The review appraiser's additional function in this project was one of coordination and guidance. Monthly meetings were held to assure the project's progress. The information accumulated was voluminous and mind-boggling that it was decided instead to use visual displays to assist us in presenting the program to the farmers. As a result, a consultant display expert was hired to develop town wide aerial photograph maps which displayed all of the market data in a simple fashion that could easily be seen and understood. Not only were the comparable sales, subject properties, listings, foreclosures and subdivisions included on the maps color-coded, but also other important data such as zoning, water districts, school districts, major street names, etc. This consultant also prepared individual survey-type sketches of the properties to be acquired. These were drawn on reproducible aerial photographs. They were used by all of the consultants. Copies were given to the property owner and eventually used in preparation of contracts for purchase subject to confirmation by a survey supplied by the County of Suffolk.

===Market conditions===
The initial accumulation of market data which was gathered by our valuation consultants indicated that the pure farm values in the metropolitan area held steady; however, real estate that was suitable for housing developments or at least had the potential for development decidedly had declined. In September 1973, there was an economic downturn. Comparable sales data indicated in 1974 that the real estate market still was active and the prices were still high. However, this data did not reflect current trends and in 1975 there were few sales. during this time the original appraisals were made on the farm property. Further market analysis indicated that the prices were decidedly low in 1976 and again lower in 1977.

Trying to establish the value of these properties proved difficult in the downward market. Complicating the situation were the offers made to all the owners based upon the original appraised values. These values had to be solidly supported to make the presentations convincing and acceptable to the farmers and speculators. Because it was evident that there was a distinct change in values, an additional real estate consultant and land planner was hired to further investigate the factors that led to the market decline. This resulted in an "Economic and Land Development Study" that included a complete analysis of all of the subdivisions filed in the townships within the past 10 years along with detailed studies of airport development, road development, the bridge construction to Connecticut, population studies and any other factor that would assist us in determining when this land ultimately might be developed.

=== Verification of the data ===
Upon receiving this data, appraisers decided they would not only rely upon the consultants, but instead verify this information in the field themselves. The market data was presented and discussed with many real estate brokers in town, the assessors, farm credit service representatives, cooperative extension agents, builders, land planners, vineyard owners and bank representatives. This exchange of information not only verified and gave details and facts about each transaction, but allowed missed facts to be uncovered. This survey was ultimately used in our presentation to the farmer.

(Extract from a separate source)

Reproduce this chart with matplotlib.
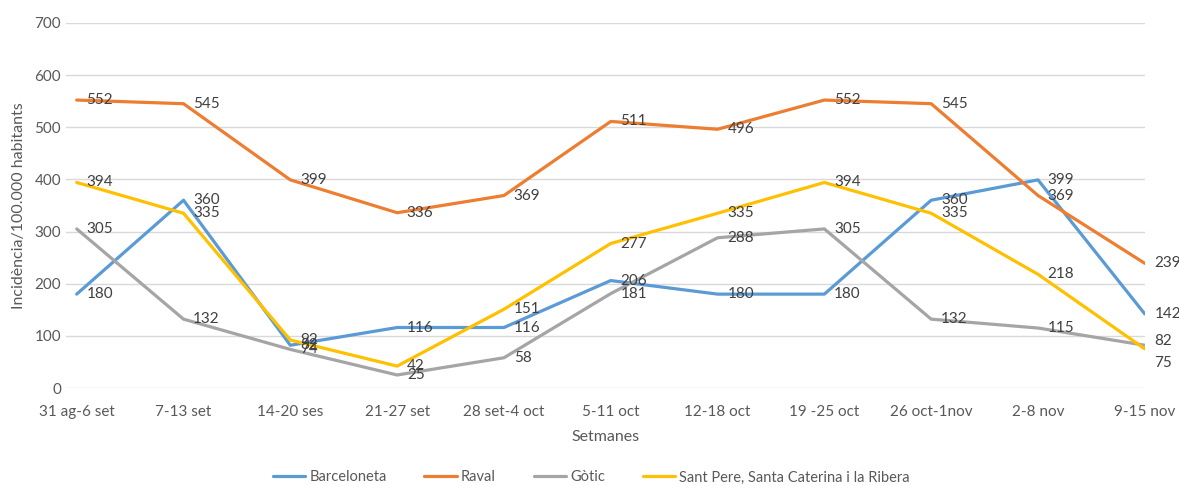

An unexpected result was that the real estate experts were convinced that the appraisers were determined to arrive at just compensation and the fair market value of development rights. The real estate appraiser used all of the information received from the experts and ultimately reduced this information into one appraisal report. The report included a before value, the real estate appraised value, an after value that was the pure farm appraisal (appraised as if the development rights were secured by the county) and then ultimately the difference between the two resulted in the value of the development rights. During the presentation, data showed that the potato blossoms in June on farms in Northern Massachusetts and in the Connecticut River Valley were the same size as those in Suffolk and further that they were picking strawberries at the same time. This information was gathered through physical inspection of the comparable farm properties in New York and adjacent states.

=== Valuation presentation to the farmers ===
Rather than give the farmer a copy of the appraisal, it was decided to provide all of the market data in a condensed form and a brochure was made up which included market data sales, foreclosures, listings and the broker's survey. This information was a synopsis of what was said in the presentation. This booklet, with an aerial photograph of the subject property, a letter indicating the before and after values plus the development rights value, was given to the farmer to use in decision making.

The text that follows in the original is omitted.